Il direttore Zannini

Il cinghiale però, come il lupo, è un animale itinerante che percorre decine di kilometri al giorno in cerca di cibo e che dunque entra ed esce continuamente dal territorio dell’area protetta che non ha confini fisici. «Il ruolo di un’area protetta risiede anche nella selezione a fini di ricomporre squilibri ecologici accertati – insiste il direttore Zannini – non è così ad esempio per il lupo. Grazie ai controlli sanitari che vengono effettuati sugli ungulati prelevati abbiamo un campione statisticamente attendibile anche dello stato di salute della popolazione».

L’aumento della pressione nella selezione che ha portato ad un aumento consistente del numero di esemplari prelevati, il costante miglioramento della qualità del lavoro di prelievo e l’avvio dell’attività di trappolaggio con ulteriori 45 operatori divisi in 10 unità operative, sta dando i risultati attesi.
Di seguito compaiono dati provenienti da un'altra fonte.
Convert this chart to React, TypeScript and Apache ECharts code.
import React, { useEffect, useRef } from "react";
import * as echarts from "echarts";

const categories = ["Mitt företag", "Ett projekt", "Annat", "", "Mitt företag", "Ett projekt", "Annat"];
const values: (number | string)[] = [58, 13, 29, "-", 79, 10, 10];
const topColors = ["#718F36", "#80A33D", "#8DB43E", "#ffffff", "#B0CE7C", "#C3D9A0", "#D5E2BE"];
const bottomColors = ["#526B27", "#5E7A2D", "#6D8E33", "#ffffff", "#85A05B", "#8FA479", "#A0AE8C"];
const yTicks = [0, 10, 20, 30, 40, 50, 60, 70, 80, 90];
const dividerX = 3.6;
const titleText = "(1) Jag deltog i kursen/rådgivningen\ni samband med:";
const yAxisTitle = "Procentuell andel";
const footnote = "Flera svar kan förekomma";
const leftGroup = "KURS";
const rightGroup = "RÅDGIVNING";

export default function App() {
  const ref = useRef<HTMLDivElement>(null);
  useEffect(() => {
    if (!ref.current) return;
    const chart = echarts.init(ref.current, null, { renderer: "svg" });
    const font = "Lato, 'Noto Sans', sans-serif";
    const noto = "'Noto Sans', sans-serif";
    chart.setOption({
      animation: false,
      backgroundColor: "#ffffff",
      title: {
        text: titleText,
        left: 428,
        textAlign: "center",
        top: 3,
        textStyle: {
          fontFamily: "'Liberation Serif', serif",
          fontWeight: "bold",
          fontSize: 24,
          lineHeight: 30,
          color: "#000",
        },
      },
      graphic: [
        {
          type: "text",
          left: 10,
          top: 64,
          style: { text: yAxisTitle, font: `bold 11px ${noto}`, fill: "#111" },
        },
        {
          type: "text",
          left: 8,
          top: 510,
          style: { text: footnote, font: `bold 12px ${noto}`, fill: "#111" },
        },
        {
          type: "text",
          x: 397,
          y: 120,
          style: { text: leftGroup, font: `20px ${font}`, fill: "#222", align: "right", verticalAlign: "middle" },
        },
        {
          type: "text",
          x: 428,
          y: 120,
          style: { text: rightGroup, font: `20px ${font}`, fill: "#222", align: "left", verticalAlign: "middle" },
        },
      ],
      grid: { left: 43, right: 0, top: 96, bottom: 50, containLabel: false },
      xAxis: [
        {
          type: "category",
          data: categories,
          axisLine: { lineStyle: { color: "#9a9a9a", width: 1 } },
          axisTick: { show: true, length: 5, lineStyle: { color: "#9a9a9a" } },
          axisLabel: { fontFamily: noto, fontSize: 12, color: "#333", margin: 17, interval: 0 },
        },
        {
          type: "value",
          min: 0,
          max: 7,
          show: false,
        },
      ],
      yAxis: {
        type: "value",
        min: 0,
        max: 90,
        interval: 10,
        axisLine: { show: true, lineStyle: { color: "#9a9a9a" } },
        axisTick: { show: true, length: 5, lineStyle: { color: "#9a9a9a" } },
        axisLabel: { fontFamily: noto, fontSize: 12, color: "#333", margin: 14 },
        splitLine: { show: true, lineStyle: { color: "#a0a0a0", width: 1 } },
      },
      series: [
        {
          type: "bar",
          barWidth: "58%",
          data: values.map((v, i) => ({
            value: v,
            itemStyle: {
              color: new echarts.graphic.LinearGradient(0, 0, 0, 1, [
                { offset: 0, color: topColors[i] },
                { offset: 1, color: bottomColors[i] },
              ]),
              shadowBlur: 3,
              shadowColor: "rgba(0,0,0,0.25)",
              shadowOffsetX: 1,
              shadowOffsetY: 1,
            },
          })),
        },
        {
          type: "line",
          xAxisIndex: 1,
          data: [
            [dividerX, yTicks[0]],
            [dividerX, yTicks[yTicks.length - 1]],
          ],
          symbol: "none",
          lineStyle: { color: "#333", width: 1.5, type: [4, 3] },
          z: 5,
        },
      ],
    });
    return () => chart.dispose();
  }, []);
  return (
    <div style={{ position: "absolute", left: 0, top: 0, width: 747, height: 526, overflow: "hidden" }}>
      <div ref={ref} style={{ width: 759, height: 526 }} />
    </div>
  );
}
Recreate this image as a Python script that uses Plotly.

«L’aumento dell’attività di trappolaggio – ricorda Zannini – consentirà di dissuadere gli animali dallo spingersi nelle zone maggiormente urbanizzate ma, per raggiungere questo obiettivo, occorrerà continuare ad avere la collaborazione della popolazione residente nel non offrire opportunità di approvvigionamento anche involontaria di cibo a questi animali».